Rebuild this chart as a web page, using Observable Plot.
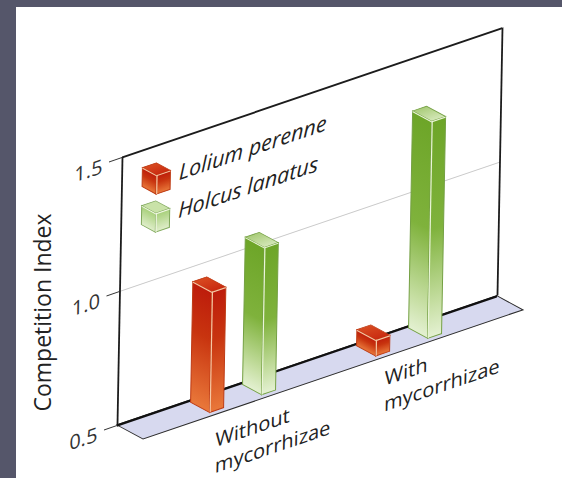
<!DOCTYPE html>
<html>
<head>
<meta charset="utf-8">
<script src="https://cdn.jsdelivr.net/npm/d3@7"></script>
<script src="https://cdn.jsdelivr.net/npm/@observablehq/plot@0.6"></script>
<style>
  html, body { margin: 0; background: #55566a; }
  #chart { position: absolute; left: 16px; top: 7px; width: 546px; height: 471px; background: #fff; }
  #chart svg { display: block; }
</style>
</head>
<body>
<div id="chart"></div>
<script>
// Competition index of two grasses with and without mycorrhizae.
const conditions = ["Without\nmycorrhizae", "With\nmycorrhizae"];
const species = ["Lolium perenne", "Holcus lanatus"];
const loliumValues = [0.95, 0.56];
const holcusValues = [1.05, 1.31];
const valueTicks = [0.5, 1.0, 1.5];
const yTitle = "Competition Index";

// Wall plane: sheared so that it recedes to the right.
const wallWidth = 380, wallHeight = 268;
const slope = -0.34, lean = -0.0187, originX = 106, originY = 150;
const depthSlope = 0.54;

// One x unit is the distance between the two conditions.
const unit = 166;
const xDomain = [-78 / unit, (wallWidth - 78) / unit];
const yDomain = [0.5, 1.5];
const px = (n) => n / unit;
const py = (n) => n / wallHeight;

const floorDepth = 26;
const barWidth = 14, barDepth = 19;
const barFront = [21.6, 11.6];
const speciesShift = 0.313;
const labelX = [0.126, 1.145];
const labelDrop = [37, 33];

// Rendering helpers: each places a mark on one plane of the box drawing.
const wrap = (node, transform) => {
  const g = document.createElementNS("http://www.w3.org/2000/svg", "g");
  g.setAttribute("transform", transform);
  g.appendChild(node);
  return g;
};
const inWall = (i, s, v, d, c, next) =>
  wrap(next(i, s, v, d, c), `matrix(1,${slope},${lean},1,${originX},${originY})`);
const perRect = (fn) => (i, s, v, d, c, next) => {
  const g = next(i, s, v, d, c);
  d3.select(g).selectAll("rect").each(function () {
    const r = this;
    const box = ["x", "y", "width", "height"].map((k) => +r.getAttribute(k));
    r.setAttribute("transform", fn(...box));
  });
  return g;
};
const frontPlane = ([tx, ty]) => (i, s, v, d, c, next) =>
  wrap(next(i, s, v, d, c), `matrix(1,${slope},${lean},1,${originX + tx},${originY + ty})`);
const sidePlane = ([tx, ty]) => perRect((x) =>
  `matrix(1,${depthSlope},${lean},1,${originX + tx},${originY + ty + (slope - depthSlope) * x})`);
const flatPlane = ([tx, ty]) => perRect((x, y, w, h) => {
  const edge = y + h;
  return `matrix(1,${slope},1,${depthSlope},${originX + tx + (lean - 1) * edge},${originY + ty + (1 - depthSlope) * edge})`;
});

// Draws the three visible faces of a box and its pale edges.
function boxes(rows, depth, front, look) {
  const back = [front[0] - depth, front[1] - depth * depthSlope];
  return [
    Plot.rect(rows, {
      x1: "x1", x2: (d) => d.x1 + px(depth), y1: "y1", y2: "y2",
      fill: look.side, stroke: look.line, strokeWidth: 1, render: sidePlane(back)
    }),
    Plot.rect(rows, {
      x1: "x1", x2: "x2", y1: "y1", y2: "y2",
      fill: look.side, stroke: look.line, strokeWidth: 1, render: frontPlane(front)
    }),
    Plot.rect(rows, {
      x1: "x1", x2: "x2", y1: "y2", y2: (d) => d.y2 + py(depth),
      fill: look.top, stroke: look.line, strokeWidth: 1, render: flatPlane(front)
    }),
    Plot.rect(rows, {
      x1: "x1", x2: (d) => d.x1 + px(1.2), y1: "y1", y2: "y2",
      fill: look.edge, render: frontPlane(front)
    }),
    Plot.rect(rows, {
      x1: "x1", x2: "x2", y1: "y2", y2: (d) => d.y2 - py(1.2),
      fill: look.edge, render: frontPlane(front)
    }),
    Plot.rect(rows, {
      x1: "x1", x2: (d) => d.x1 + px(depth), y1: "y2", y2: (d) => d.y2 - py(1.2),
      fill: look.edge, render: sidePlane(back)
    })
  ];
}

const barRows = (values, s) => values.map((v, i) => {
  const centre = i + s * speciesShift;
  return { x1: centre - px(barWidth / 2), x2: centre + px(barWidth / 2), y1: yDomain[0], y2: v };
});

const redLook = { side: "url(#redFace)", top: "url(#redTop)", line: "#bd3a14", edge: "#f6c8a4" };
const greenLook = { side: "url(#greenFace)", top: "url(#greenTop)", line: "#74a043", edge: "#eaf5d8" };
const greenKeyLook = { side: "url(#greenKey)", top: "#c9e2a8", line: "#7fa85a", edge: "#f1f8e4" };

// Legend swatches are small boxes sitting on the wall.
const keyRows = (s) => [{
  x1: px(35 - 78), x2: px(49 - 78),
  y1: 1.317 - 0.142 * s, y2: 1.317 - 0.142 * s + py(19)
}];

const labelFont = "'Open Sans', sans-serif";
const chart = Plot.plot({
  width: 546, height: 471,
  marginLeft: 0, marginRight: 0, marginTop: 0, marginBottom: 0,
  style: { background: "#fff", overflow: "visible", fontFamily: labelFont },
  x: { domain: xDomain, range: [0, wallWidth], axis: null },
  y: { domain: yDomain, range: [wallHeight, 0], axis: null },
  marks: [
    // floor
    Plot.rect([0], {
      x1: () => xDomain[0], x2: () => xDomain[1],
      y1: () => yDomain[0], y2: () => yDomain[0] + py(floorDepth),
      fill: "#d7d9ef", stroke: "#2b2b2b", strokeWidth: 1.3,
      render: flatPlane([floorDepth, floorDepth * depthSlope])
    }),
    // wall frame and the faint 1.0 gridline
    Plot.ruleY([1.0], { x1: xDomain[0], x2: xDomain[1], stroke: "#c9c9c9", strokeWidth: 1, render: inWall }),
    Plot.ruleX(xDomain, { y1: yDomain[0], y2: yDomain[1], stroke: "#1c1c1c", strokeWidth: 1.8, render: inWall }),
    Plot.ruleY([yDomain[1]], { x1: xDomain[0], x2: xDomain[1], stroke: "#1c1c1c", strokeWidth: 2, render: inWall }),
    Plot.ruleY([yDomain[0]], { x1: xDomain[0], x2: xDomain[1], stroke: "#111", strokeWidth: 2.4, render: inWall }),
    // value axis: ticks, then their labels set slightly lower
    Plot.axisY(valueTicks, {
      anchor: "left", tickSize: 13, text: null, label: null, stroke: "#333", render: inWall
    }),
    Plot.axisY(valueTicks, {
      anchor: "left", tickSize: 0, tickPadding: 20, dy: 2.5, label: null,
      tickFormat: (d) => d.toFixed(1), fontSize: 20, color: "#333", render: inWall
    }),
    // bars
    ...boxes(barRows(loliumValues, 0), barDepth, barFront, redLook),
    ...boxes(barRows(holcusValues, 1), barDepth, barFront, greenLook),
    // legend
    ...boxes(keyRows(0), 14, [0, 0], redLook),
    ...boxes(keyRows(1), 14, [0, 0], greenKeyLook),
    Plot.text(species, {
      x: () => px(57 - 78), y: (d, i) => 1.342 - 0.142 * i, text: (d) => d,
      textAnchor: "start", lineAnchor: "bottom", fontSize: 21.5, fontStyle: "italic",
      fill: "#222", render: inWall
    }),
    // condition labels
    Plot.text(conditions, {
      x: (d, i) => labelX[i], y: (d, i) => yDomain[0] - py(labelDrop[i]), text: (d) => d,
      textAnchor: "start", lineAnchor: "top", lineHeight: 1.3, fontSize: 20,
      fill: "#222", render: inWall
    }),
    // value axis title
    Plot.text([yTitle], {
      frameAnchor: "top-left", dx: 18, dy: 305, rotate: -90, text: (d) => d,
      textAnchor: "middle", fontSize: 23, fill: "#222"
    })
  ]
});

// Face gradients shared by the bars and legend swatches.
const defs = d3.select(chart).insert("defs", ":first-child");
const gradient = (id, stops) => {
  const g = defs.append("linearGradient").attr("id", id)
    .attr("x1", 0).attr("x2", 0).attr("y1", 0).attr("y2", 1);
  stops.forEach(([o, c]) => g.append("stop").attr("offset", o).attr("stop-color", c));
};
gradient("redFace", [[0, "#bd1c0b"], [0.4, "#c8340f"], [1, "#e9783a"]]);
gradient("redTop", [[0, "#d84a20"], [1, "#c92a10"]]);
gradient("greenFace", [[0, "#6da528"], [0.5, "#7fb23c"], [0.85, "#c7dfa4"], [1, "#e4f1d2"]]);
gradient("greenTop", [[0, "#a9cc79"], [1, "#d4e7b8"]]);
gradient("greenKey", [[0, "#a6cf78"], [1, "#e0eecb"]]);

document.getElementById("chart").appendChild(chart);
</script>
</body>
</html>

|---|

* _EXERCISE DESCRIPTION_: Repeat, exactly and in full, each line from the start of the data to the line that contains "const labelDrop = [37, 33];". Pictures do not go in.

* _PROBLEM SOLUTION_:
Rebuild this chart as a web page, using Observable Plot.
<!DOCTYPE html>
<html>
<head>
<meta charset="utf-8">
<script src="https://cdn.jsdelivr.net/npm/d3@7"></script>
<script src="https://cdn.jsdelivr.net/npm/@observablehq/plot@0.6"></script>
<style>
  html, body { margin: 0; background: #55566a; }
  #chart { position: absolute; left: 16px; top: 7px; width: 546px; height: 471px; background: #fff; }
  #chart svg { display: block; }
</style>
</head>
<body>
<div id="chart"></div>
<script>
// Competition index of two grasses with and without mycorrhizae.
const conditions = ["Without\nmycorrhizae", "With\nmycorrhizae"];
const species = ["Lolium perenne", "Holcus lanatus"];
const loliumValues = [0.95, 0.56];
const holcusValues = [1.05, 1.31];
const valueTicks = [0.5, 1.0, 1.5];
const yTitle = "Competition Index";

// Wall plane: sheared so that it recedes to the right.
const wallWidth = 380, wallHeight = 268;
const slope = -0.34, lean = -0.0187, originX = 106, originY = 150;
const depthSlope = 0.54;

// One x unit is the distance between the two conditions.
const unit = 166;
const xDomain = [-78 / unit, (wallWidth - 78) / unit];
const yDomain = [0.5, 1.5];
const px = (n) => n / unit;
const py = (n) => n / wallHeight;

const floorDepth = 26;
const barWidth = 14, barDepth = 19;
const barFront = [21.6, 11.6];
const speciesShift = 0.313;
const labelX = [0.126, 1.145];
const labelDrop = [37, 33];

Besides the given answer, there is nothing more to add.